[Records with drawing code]
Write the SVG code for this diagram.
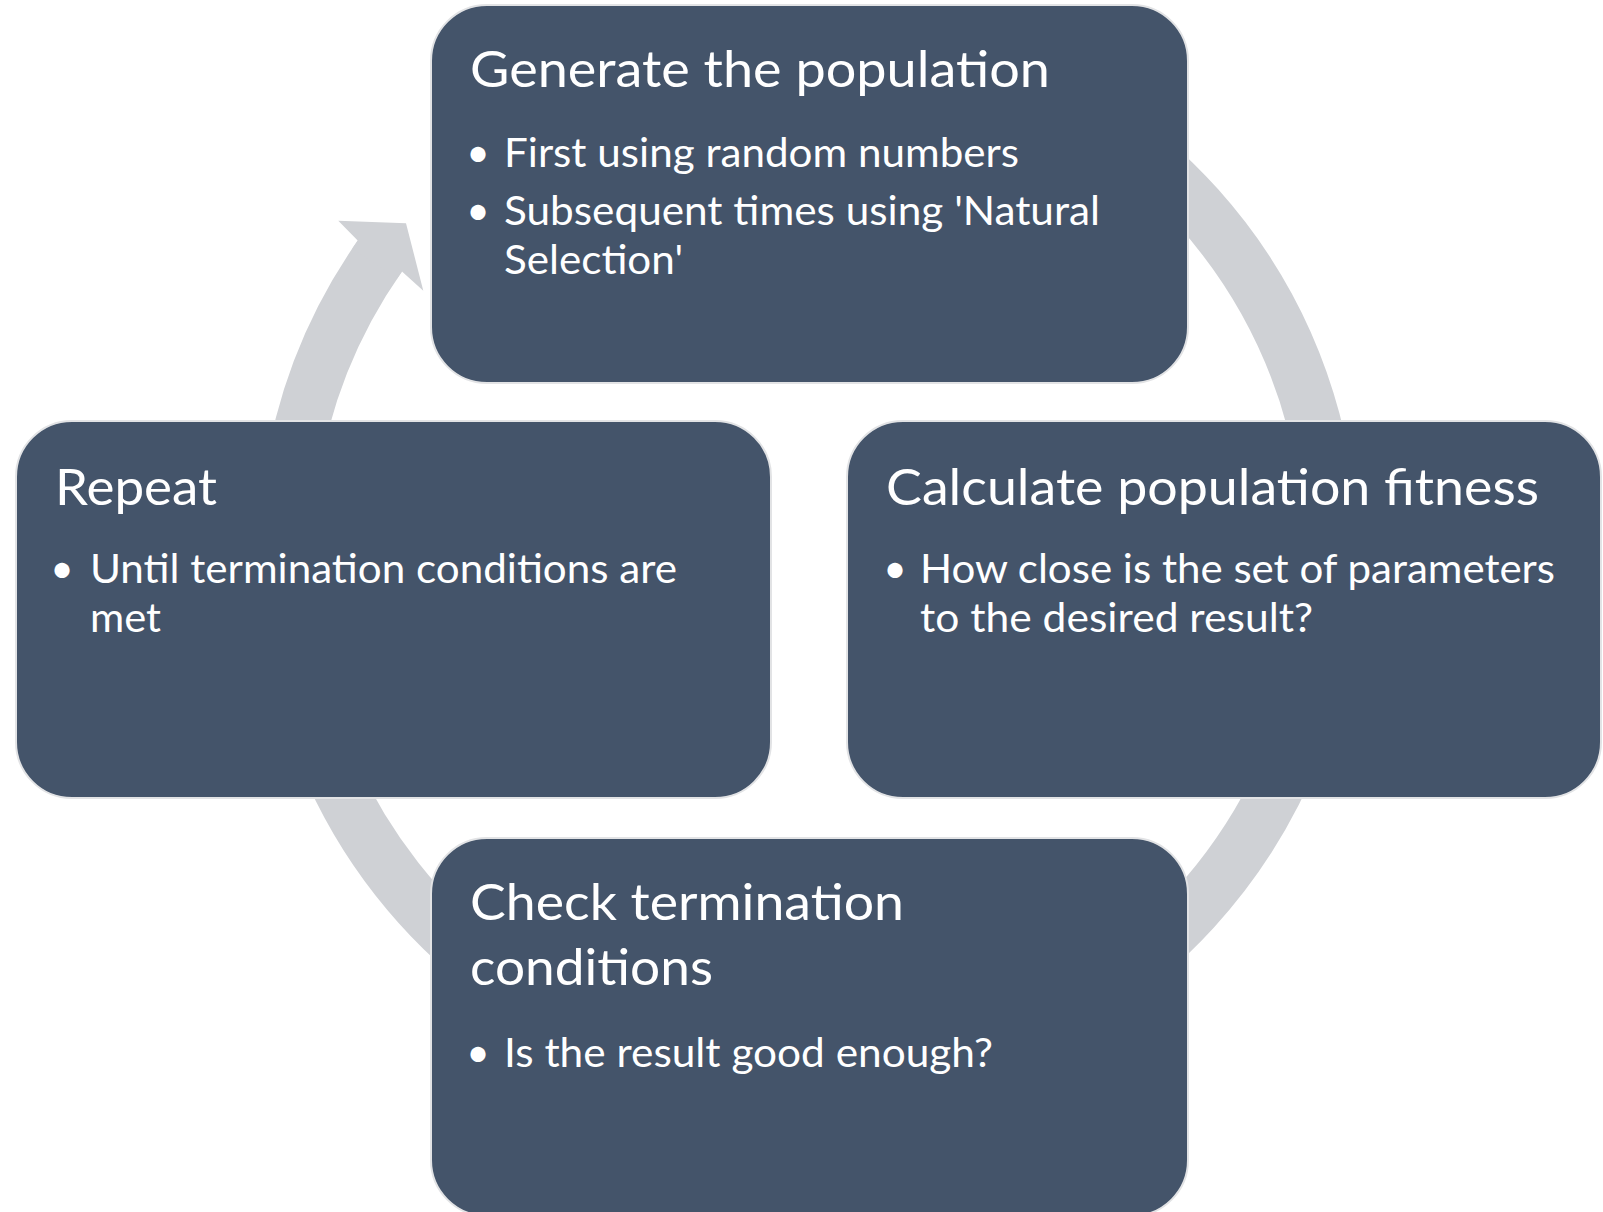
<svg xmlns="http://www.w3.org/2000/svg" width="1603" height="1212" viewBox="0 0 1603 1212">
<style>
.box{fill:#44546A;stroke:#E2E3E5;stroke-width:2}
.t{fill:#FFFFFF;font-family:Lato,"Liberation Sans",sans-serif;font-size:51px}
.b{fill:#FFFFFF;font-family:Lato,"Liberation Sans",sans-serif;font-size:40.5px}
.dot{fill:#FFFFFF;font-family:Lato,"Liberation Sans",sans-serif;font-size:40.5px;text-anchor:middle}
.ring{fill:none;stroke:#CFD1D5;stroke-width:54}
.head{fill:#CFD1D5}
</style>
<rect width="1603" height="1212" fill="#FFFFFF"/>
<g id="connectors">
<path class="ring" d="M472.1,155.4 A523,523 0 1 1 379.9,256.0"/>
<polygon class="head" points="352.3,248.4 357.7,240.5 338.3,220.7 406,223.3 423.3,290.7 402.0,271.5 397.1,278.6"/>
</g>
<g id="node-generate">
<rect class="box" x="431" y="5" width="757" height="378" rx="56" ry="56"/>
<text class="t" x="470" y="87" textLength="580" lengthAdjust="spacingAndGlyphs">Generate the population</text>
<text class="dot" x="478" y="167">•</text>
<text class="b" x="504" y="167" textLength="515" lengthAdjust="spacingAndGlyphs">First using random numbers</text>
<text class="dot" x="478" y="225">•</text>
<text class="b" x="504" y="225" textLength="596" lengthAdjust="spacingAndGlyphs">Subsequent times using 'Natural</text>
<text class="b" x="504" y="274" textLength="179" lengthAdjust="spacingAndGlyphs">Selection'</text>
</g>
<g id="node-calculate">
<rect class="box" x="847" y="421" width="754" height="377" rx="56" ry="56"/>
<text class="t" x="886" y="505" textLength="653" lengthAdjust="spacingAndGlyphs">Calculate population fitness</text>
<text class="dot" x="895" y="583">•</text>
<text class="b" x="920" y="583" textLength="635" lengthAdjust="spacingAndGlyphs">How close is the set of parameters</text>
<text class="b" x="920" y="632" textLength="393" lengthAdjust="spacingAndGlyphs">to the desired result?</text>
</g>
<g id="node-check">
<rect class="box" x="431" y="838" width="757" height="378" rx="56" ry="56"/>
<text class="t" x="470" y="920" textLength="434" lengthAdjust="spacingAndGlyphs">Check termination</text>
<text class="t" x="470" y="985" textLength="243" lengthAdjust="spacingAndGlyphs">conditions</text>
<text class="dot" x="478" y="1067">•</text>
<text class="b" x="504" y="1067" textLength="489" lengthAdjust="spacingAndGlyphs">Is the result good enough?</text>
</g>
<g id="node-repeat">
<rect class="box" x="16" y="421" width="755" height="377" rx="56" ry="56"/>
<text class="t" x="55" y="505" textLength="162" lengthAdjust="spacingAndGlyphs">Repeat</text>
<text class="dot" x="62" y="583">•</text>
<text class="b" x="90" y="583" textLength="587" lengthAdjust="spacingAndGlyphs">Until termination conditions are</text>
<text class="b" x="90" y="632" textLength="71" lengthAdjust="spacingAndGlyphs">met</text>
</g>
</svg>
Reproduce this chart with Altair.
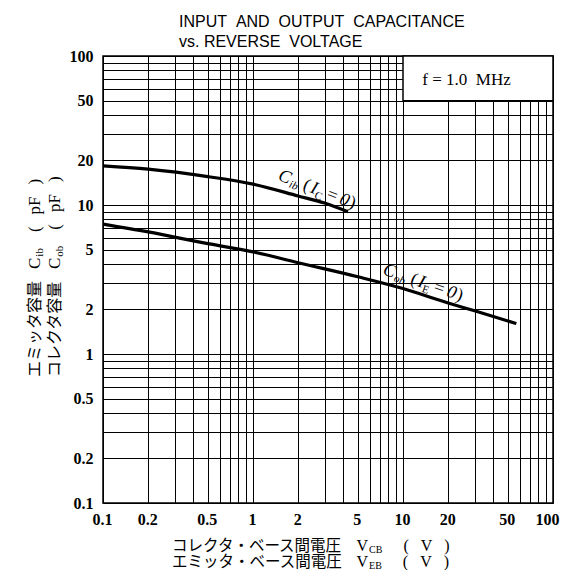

**Problem details**
For the entries shown above, give the number of lines that include the word "this", without any other text.

**Final result**
2